━━━━━ Information provided
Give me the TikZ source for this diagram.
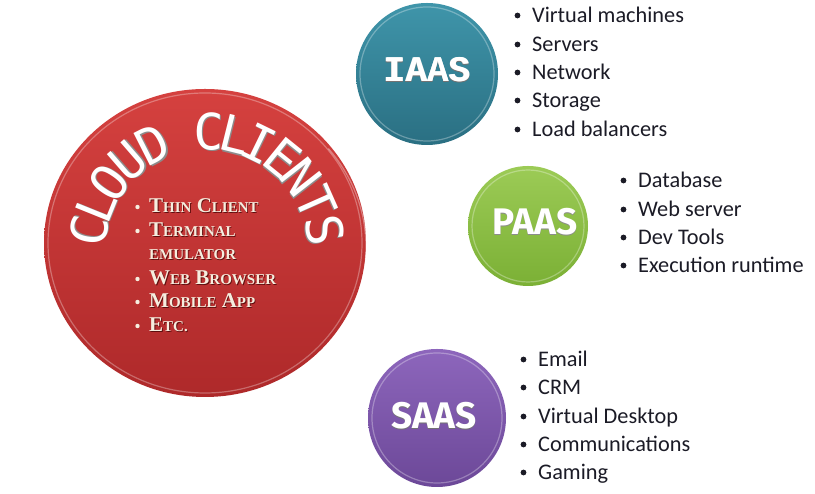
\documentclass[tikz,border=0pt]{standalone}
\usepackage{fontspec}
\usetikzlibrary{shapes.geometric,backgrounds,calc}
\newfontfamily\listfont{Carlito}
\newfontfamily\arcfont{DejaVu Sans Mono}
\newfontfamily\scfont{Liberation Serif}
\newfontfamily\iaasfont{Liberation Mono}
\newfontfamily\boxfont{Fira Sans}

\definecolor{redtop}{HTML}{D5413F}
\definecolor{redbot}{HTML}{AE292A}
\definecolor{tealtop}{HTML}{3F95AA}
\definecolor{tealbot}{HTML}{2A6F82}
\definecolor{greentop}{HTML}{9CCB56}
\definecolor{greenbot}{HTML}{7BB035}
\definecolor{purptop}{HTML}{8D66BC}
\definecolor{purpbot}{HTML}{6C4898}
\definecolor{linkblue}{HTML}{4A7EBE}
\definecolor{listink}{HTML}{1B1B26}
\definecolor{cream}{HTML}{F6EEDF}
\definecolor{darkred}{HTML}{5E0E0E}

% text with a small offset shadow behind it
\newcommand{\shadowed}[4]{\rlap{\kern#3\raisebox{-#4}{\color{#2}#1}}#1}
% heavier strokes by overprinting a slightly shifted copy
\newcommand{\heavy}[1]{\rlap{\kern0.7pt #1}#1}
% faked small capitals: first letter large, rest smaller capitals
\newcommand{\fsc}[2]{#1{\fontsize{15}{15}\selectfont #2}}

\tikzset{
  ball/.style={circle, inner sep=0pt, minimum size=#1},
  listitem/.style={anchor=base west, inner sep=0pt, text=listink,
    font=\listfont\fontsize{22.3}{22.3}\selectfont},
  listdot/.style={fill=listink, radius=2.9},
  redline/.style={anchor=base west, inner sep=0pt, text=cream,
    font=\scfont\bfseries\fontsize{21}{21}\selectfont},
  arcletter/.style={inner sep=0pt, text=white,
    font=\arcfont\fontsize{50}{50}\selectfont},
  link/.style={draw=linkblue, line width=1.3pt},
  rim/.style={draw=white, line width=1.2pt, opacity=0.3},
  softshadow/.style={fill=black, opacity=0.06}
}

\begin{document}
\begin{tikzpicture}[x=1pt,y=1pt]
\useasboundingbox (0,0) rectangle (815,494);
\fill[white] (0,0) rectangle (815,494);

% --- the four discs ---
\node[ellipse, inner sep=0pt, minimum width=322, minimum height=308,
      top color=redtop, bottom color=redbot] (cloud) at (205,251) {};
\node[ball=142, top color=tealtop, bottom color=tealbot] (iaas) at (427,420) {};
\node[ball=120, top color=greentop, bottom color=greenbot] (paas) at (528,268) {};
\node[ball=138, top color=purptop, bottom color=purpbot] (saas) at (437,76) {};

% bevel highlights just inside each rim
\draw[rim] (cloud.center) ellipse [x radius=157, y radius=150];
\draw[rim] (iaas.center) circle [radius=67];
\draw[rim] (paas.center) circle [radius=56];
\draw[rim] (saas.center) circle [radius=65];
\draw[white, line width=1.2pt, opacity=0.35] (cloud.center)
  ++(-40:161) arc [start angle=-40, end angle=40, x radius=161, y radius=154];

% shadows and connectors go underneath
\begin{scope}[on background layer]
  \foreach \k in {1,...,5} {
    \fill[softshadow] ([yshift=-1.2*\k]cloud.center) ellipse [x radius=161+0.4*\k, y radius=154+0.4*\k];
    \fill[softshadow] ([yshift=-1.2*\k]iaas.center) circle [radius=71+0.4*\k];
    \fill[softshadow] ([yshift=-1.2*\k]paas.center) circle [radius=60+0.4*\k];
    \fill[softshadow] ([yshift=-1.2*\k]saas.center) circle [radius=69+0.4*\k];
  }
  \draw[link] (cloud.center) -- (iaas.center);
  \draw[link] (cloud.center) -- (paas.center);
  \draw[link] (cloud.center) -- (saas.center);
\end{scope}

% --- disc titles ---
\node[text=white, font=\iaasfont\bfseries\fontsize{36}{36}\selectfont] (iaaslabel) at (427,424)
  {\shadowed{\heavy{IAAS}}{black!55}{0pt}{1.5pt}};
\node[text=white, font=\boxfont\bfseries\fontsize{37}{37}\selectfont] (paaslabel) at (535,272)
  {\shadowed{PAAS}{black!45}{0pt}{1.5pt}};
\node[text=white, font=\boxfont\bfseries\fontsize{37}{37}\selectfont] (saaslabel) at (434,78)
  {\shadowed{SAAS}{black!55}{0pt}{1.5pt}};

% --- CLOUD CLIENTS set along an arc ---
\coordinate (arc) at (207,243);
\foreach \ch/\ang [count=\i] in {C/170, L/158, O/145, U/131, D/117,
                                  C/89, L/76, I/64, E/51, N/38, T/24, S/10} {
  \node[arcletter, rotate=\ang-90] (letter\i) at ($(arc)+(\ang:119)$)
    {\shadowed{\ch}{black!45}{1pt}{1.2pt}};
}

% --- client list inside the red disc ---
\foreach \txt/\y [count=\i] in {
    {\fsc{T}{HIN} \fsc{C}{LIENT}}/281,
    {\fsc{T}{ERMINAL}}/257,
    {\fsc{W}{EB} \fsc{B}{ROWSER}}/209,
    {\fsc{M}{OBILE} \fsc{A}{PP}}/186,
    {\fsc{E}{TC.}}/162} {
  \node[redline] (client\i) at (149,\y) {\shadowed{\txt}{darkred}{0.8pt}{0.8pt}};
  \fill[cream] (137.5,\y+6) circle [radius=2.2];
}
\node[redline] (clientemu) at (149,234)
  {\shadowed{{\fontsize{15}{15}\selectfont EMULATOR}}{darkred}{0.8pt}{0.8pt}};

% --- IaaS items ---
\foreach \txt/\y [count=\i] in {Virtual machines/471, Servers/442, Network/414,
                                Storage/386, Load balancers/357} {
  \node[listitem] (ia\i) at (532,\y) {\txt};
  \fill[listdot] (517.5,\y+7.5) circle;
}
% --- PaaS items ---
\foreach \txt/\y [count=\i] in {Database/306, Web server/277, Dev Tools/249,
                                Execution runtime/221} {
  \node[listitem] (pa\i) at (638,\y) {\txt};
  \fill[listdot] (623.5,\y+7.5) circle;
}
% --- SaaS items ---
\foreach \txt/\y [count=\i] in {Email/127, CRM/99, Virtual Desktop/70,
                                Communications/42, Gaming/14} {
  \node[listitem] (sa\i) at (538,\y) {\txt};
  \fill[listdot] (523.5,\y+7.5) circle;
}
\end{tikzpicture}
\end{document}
━━━━━━━━━━
### What you need to do:
The listing above must be printed again exactly, minus its pictures.

### Complete response:
Give me the TikZ source for this diagram.
\documentclass[tikz,border=0pt]{standalone}
\usepackage{fontspec}
\usetikzlibrary{shapes.geometric,backgrounds,calc}
\newfontfamily\listfont{Carlito}
\newfontfamily\arcfont{DejaVu Sans Mono}
\newfontfamily\scfont{Liberation Serif}
\newfontfamily\iaasfont{Liberation Mono}
\newfontfamily\boxfont{Fira Sans}

\definecolor{redtop}{HTML}{D5413F}
\definecolor{redbot}{HTML}{AE292A}
\definecolor{tealtop}{HTML}{3F95AA}
\definecolor{tealbot}{HTML}{2A6F82}
\definecolor{greentop}{HTML}{9CCB56}
\definecolor{greenbot}{HTML}{7BB035}
\definecolor{purptop}{HTML}{8D66BC}
\definecolor{purpbot}{HTML}{6C4898}
\definecolor{linkblue}{HTML}{4A7EBE}
\definecolor{listink}{HTML}{1B1B26}
\definecolor{cream}{HTML}{F6EEDF}
\definecolor{darkred}{HTML}{5E0E0E}

% text with a small offset shadow behind it
\newcommand{\shadowed}[4]{\rlap{\kern#3\raisebox{-#4}{\color{#2}#1}}#1}
% heavier strokes by overprinting a slightly shifted copy
\newcommand{\heavy}[1]{\rlap{\kern0.7pt #1}#1}
% faked small capitals: first letter large, rest smaller capitals
\newcommand{\fsc}[2]{#1{\fontsize{15}{15}\selectfont #2}}

\tikzset{
  ball/.style={circle, inner sep=0pt, minimum size=#1},
  listitem/.style={anchor=base west, inner sep=0pt, text=listink,
    font=\listfont\fontsize{22.3}{22.3}\selectfont},
  listdot/.style={fill=listink, radius=2.9},
  redline/.style={anchor=base west, inner sep=0pt, text=cream,
    font=\scfont\bfseries\fontsize{21}{21}\selectfont},
  arcletter/.style={inner sep=0pt, text=white,
    font=\arcfont\fontsize{50}{50}\selectfont},
  link/.style={draw=linkblue, line width=1.3pt},
  rim/.style={draw=white, line width=1.2pt, opacity=0.3},
  softshadow/.style={fill=black, opacity=0.06}
}

\begin{document}
\begin{tikzpicture}[x=1pt,y=1pt]
\useasboundingbox (0,0) rectangle (815,494);
\fill[white] (0,0) rectangle (815,494);

% --- the four discs ---
\node[ellipse, inner sep=0pt, minimum width=322, minimum height=308,
      top color=redtop, bottom color=redbot] (cloud) at (205,251) {};
\node[ball=142, top color=tealtop, bottom color=tealbot] (iaas) at (427,420) {};
\node[ball=120, top color=greentop, bottom color=greenbot] (paas) at (528,268) {};
\node[ball=138, top color=purptop, bottom color=purpbot] (saas) at (437,76) {};

% bevel highlights just inside each rim
\draw[rim] (cloud.center) ellipse [x radius=157, y radius=150];
\draw[rim] (iaas.center) circle [radius=67];
\draw[rim] (paas.center) circle [radius=56];
\draw[rim] (saas.center) circle [radius=65];
\draw[white, line width=1.2pt, opacity=0.35] (cloud.center)
  ++(-40:161) arc [start angle=-40, end angle=40, x radius=161, y radius=154];

% shadows and connectors go underneath
\begin{scope}[on background layer]
  \foreach \k in {1,...,5} {
    \fill[softshadow] ([yshift=-1.2*\k]cloud.center) ellipse [x radius=161+0.4*\k, y radius=154+0.4*\k];
    \fill[softshadow] ([yshift=-1.2*\k]iaas.center) circle [radius=71+0.4*\k];
    \fill[softshadow] ([yshift=-1.2*\k]paas.center) circle [radius=60+0.4*\k];
    \fill[softshadow] ([yshift=-1.2*\k]saas.center) circle [radius=69+0.4*\k];
  }
  \draw[link] (cloud.center) -- (iaas.center);
  \draw[link] (cloud.center) -- (paas.center);
  \draw[link] (cloud.center) -- (saas.center);
\end{scope}

% --- disc titles ---
\node[text=white, font=\iaasfont\bfseries\fontsize{36}{36}\selectfont] (iaaslabel) at (427,424)
  {\shadowed{\heavy{IAAS}}{black!55}{0pt}{1.5pt}};
\node[text=white, font=\boxfont\bfseries\fontsize{37}{37}\selectfont] (paaslabel) at (535,272)
  {\shadowed{PAAS}{black!45}{0pt}{1.5pt}};
\node[text=white, font=\boxfont\bfseries\fontsize{37}{37}\selectfont] (saaslabel) at (434,78)
  {\shadowed{SAAS}{black!55}{0pt}{1.5pt}};

% --- CLOUD CLIENTS set along an arc ---
\coordinate (arc) at (207,243);
\foreach \ch/\ang [count=\i] in {C/170, L/158, O/145, U/131, D/117,
                                  C/89, L/76, I/64, E/51, N/38, T/24, S/10} {
  \node[arcletter, rotate=\ang-90] (letter\i) at ($(arc)+(\ang:119)$)
    {\shadowed{\ch}{black!45}{1pt}{1.2pt}};
}

% --- client list inside the red disc ---
\foreach \txt/\y [count=\i] in {
    {\fsc{T}{HIN} \fsc{C}{LIENT}}/281,
    {\fsc{T}{ERMINAL}}/257,
    {\fsc{W}{EB} \fsc{B}{ROWSER}}/209,
    {\fsc{M}{OBILE} \fsc{A}{PP}}/186,
    {\fsc{E}{TC.}}/162} {
  \node[redline] (client\i) at (149,\y) {\shadowed{\txt}{darkred}{0.8pt}{0.8pt}};
  \fill[cream] (137.5,\y+6) circle [radius=2.2];
}
\node[redline] (clientemu) at (149,234)
  {\shadowed{{\fontsize{15}{15}\selectfont EMULATOR}}{darkred}{0.8pt}{0.8pt}};

% --- IaaS items ---
\foreach \txt/\y [count=\i] in {Virtual machines/471, Servers/442, Network/414,
                                Storage/386, Load balancers/357} {
  \node[listitem] (ia\i) at (532,\y) {\txt};
  \fill[listdot] (517.5,\y+7.5) circle;
}
% --- PaaS items ---
\foreach \txt/\y [count=\i] in {Database/306, Web server/277, Dev Tools/249,
                                Execution runtime/221} {
  \node[listitem] (pa\i) at (638,\y) {\txt};
  \fill[listdot] (623.5,\y+7.5) circle;
}
% --- SaaS items ---
\foreach \txt/\y [count=\i] in {Email/127, CRM/99, Virtual Desktop/70,
                                Communications/42, Gaming/14} {
  \node[listitem] (sa\i) at (538,\y) {\txt};
  \fill[listdot] (523.5,\y+7.5) circle;
}
\end{tikzpicture}
\end{document}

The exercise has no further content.